>> start

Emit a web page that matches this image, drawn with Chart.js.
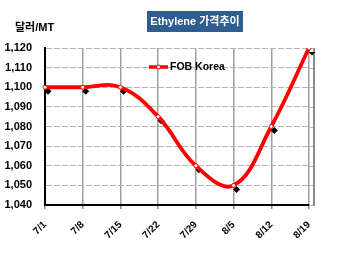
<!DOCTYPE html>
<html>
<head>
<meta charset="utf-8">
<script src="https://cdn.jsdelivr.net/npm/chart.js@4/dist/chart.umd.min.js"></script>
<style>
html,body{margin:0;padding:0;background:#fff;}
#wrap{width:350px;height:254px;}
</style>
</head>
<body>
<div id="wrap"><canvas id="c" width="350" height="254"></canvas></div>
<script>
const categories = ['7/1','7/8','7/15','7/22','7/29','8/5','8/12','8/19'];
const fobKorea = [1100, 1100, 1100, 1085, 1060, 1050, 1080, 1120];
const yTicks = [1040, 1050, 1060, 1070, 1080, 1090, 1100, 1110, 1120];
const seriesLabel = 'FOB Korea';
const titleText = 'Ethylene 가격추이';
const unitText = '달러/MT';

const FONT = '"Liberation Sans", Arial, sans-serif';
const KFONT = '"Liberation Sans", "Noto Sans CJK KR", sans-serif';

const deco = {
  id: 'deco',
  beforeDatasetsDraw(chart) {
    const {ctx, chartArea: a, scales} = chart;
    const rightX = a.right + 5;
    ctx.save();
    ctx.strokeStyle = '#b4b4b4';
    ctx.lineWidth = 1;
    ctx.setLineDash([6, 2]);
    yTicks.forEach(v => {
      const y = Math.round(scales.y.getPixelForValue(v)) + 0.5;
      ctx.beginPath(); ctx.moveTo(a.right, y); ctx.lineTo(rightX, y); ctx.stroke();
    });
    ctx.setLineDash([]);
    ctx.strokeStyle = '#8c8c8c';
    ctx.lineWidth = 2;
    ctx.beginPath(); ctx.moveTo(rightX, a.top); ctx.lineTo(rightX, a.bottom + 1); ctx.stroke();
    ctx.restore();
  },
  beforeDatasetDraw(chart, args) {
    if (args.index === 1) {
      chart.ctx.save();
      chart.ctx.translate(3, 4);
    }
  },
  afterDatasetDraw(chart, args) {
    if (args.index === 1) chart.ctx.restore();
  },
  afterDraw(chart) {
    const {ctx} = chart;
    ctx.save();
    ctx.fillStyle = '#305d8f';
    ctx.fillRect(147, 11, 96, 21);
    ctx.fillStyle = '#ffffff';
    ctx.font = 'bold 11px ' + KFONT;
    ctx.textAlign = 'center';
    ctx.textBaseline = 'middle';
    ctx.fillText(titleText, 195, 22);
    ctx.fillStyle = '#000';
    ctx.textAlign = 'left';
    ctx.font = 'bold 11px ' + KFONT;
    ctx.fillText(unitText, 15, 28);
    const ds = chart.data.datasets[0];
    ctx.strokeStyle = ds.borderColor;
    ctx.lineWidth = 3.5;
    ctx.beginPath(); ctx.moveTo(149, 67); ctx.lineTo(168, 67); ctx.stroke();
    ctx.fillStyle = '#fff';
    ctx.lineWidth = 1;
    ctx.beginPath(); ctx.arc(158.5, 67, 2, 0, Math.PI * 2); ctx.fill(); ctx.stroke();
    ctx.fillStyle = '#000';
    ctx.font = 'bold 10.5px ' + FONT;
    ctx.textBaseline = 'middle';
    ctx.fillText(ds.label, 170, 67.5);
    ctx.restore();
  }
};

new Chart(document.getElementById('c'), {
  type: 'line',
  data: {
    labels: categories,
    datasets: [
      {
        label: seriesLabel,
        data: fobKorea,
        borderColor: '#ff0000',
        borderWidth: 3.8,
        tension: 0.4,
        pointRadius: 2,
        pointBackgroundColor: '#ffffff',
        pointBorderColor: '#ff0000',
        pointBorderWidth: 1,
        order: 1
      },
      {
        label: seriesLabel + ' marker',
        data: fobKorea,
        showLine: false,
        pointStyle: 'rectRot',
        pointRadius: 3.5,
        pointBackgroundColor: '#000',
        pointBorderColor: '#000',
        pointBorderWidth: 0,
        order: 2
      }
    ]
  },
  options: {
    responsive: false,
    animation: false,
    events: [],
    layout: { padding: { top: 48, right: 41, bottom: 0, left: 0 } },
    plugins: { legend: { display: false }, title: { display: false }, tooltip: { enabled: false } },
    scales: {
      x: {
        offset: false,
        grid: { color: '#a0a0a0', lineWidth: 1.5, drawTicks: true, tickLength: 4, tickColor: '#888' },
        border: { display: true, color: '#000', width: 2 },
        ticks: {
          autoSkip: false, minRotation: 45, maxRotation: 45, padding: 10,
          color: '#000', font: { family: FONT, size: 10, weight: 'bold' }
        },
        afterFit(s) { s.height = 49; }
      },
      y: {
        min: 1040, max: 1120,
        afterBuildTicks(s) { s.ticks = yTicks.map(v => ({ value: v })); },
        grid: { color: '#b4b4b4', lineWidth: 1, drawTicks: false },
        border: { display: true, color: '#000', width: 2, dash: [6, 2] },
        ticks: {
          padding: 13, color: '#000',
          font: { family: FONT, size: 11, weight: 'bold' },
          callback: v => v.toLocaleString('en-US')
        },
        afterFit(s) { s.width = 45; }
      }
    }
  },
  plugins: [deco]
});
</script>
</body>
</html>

>> end

▸ **Exercise directions**
Leave the pictures out and reproduce exactly the lines from the top of the listing above through the line with "const unitText = '달러/MT';".

▸ **The result**
Emit a web page that matches this image, drawn with Chart.js.
<!DOCTYPE html>
<html>
<head>
<meta charset="utf-8">
<script src="https://cdn.jsdelivr.net/npm/chart.js@4/dist/chart.umd.min.js"></script>
<style>
html,body{margin:0;padding:0;background:#fff;}
#wrap{width:350px;height:254px;}
</style>
</head>
<body>
<div id="wrap"><canvas id="c" width="350" height="254"></canvas></div>
<script>
const categories = ['7/1','7/8','7/15','7/22','7/29','8/5','8/12','8/19'];
const fobKorea = [1100, 1100, 1100, 1085, 1060, 1050, 1080, 1120];
const yTicks = [1040, 1050, 1060, 1070, 1080, 1090, 1100, 1110, 1120];
const seriesLabel = 'FOB Korea';
const titleText = 'Ethylene 가격추이';
const unitText = '달러/MT';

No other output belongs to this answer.